EXERCISE REQUIREMENTS
Take the lines from the head of the listing through the one bearing "51.9, 53.4, 51.0];" and copy them exactly, leaving every picture out.

AVAILABLE DATA
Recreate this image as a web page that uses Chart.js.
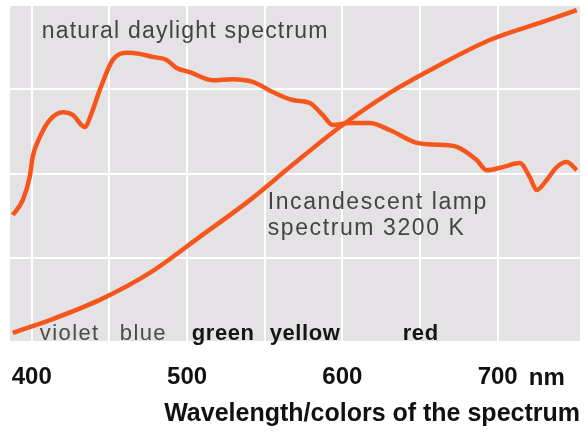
<!DOCTYPE html>
<html>
<head>
<meta charset="utf-8">
<script src="https://cdn.jsdelivr.net/npm/chart.js@4.4.1/dist/chart.umd.min.js"></script>
<style>
  html, body { margin: 0; padding: 0; background: #fff; }
  .wrap { width: 588px; height: 435px; position: relative; }
</style>
</head>
<body>
<div class="wrap"><canvas id="spectrumChart"></canvas></div>
<script>
// wavelengths (nm) and relative intensity
const daylightNm = [387.8, 394.2, 398.7, 400.6, 405.2, 411.6, 420.0, 426.4, 434.1, 438.6, 443.8, 452.2, 461.2, 469.5, 477.9, 486.9, 493.3, 501.7, 516.5, 529.4, 542.3, 555.1, 568.0, 579.0, 587.3, 593.8, 604.7, 617.6, 630.5, 647.9, 662.7, 673.6, 686.5, 692.9, 703.2, 714.2, 720.6, 725.1, 731.6, 738.0, 744.4, 750.9];
const daylightValues = [37.7, 42.1, 49.0, 54.9, 60.8, 65.9, 68.2, 67.4, 63.8, 68.0, 74.8, 83.7, 85.8, 85.5, 84.6, 83.7, 81.3, 80.1, 77.7, 78.0, 77.2, 74.2, 71.8, 70.9, 67.4, 64.4, 65.0, 65.0, 62.9, 59.1, 58.5, 57.9, 54.0, 51.0, 51.9, 53.1, 49.0, 45.1, 48.1, 51.9, 53.4, 51.0];

const lampNm = [387.8, 411.6, 443.8, 476.0, 508.2, 540.4, 566.2, 598.4, 630.5, 662.7, 694.9, 727.1, 750.9];
const lampValues = [2.7, 6.5, 12.5, 20.5, 31.2, 42.1, 51.9, 63.8, 73.9, 82.2, 89.6, 94.7, 98.5];

const tickLabels = [400, 500, 600, 700];
const colorNames = ["violet", "blue", "green", "yellow", "red"];

const lineColor = "#f4561b";
const plotGrey = "#e5e2e5";

// text placed in data coordinates (nm, value)
const notes = [
  { text: "natural daylight spectrum", x: 406.4, y: 90.2, font: "23px 'Liberation Sans', Arial, sans-serif", color: "#444", spacing: "1.2px" },
  { text: "Incandescent lamp", x: 551.9, y: 39.5, font: "23px 'Liberation Sans', Arial, sans-serif", color: "#444", spacing: "1.6px" },
  { text: "spectrum 3200 K", x: 551.9, y: 31.8, font: "23px 'Liberation Sans', Arial, sans-serif", color: "#444", spacing: "1.6px" },
];
const colorNamePos = [405.2, 456.7, 503.0, 553.2, 638.8];

function toPoints(xs, ys) {
  return xs.map((x, i) => ({ x: x, y: ys[i] }));
}

// grey plot background
const plotBackground = {
  id: "plotBackground",
  beforeDraw(chart) {
    const { ctx, chartArea } = chart;
    ctx.save();
    ctx.fillStyle = plotGrey;
    ctx.fillRect(chartArea.left, chartArea.top, chartArea.right - chartArea.left, chartArea.bottom - chartArea.top);
    ctx.restore();
  },
};

// labels inside the plot + the "nm" unit
const textLayer = {
  id: "textLayer",
  afterDraw(chart) {
    const { ctx, scales, chartArea } = chart;
    const xs = scales.x, ys = scales.y;
    ctx.save();
    ctx.textBaseline = "alphabetic";
    ctx.textAlign = "left";
    notes.forEach((n) => {
      ctx.font = n.font;
      ctx.fillStyle = n.color;
      ctx.letterSpacing = n.spacing;
      ctx.fillText(n.text, xs.getPixelForValue(n.x), ys.getPixelForValue(n.y));
    });
    colorNames.forEach((name, i) => {
      const bold = i >= 2;
      ctx.font = (bold ? "bold " : "") + "22px 'Liberation Sans', Arial, sans-serif";
      ctx.fillStyle = bold ? "#151515" : "#4a4a4a";
      ctx.letterSpacing = bold ? "0.6px" : "1.4px";
      ctx.fillText(name, xs.getPixelForValue(colorNamePos[i]), chartArea.bottom - 2);
    });
    ctx.letterSpacing = "0px";
    ctx.font = "bold 24px 'Liberation Sans', Arial, sans-serif";
    ctx.fillStyle = "#111";
    ctx.textAlign = "center";
    ctx.textBaseline = "middle";
    ctx.fillText("nm", xs.getPixelForValue(731.6), chartArea.bottom + 36);
    ctx.restore();
  },
};

const ctx = document.getElementById("spectrumChart").getContext("2d");
new Chart(ctx, {
  type: "line",
  data: {
    datasets: [
      {
        label: "natural daylight spectrum",
        data: toPoints(daylightNm, daylightValues),
        borderColor: lineColor,
        borderWidth: 4.5,
        pointRadius: 0,
        cubicInterpolationMode: "monotone",
      },
      {
        label: "Incandescent lamp spectrum 3200 K",
        data: toPoints(lampNm, lampValues),
        borderColor: lineColor,
        borderWidth: 4.5,
        pointRadius: 0,
        cubicInterpolationMode: "monotone",
      },
    ],
  },
  options: {
    responsive: true,
    maintainAspectRatio: false,
    animation: false,
    layout: { autoPadding: false, padding: { left: 10, right: 8, top: 5, bottom: 6 } },
    plugins: {
      legend: { display: false },
      tooltip: { enabled: false },
    },
    scales: {
      x: {
        type: "linear",
        min: 386,
        max: 753,
        border: { display: false },
        afterFit: (scale) => {
          scale.height = 87;
          scale.paddingLeft = 0;
          scale.paddingRight = 0;
        },
        grid: {
          drawTicks: false,
          lineWidth: 2,
          color: (c) => (c.tick && c.tick.value < 750 ? "#ffffff" : "rgba(0,0,0,0)"),
        },
        ticks: {
          stepSize: 50,
          includeBounds: false,
          maxRotation: 0,
          autoSkip: false,
          padding: 21,
          color: "#111",
          font: { family: "'Liberation Sans', Arial, sans-serif", size: 24, weight: "bold" },
          callback: (v) => (tickLabels.includes(v) ? String(v) : ""),
        },
        title: {
          display: true,
          text: "Wavelength/colors of the spectrum",
          align: "end",
          color: "#111",
          padding: { top: 9, bottom: 0 },
          font: { family: "'Liberation Sans', Arial, sans-serif", size: 25, weight: "bold" },
        },
      },
      y: {
        min: 0,
        max: 100,
        border: { display: false },
        afterFit: (scale) => {
          scale.width = 0;
          scale.paddingTop = 0;
          scale.paddingBottom = 0;
        },
        grid: { drawTicks: false, lineWidth: 2, color: "#ffffff" },
        ticks: { display: false, stepSize: 25 },
      },
    },
  },
  plugins: [plotBackground, textLayer],
});
</script>
</body>
</html>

RIGHT ANSWER
Recreate this image as a web page that uses Chart.js.
<!DOCTYPE html>
<html>
<head>
<meta charset="utf-8">
<script src="https://cdn.jsdelivr.net/npm/chart.js@4.4.1/dist/chart.umd.min.js"></script>
<style>
  html, body { margin: 0; padding: 0; background: #fff; }
  .wrap { width: 588px; height: 435px; position: relative; }
</style>
</head>
<body>
<div class="wrap"><canvas id="spectrumChart"></canvas></div>
<script>
// wavelengths (nm) and relative intensity
const daylightNm = [387.8, 394.2, 398.7, 400.6, 405.2, 411.6, 420.0, 426.4, 434.1, 438.6, 443.8, 452.2, 461.2, 469.5, 477.9, 486.9, 493.3, 501.7, 516.5, 529.4, 542.3, 555.1, 568.0, 579.0, 587.3, 593.8, 604.7, 617.6, 630.5, 647.9, 662.7, 673.6, 686.5, 692.9, 703.2, 714.2, 720.6, 725.1, 731.6, 738.0, 744.4, 750.9];
const daylightValues = [37.7, 42.1, 49.0, 54.9, 60.8, 65.9, 68.2, 67.4, 63.8, 68.0, 74.8, 83.7, 85.8, 85.5, 84.6, 83.7, 81.3, 80.1, 77.7, 78.0, 77.2, 74.2, 71.8, 70.9, 67.4, 64.4, 65.0, 65.0, 62.9, 59.1, 58.5, 57.9, 54.0, 51.0, 51.9, 53.1, 49.0, 45.1, 48.1, 51.9, 53.4, 51.0];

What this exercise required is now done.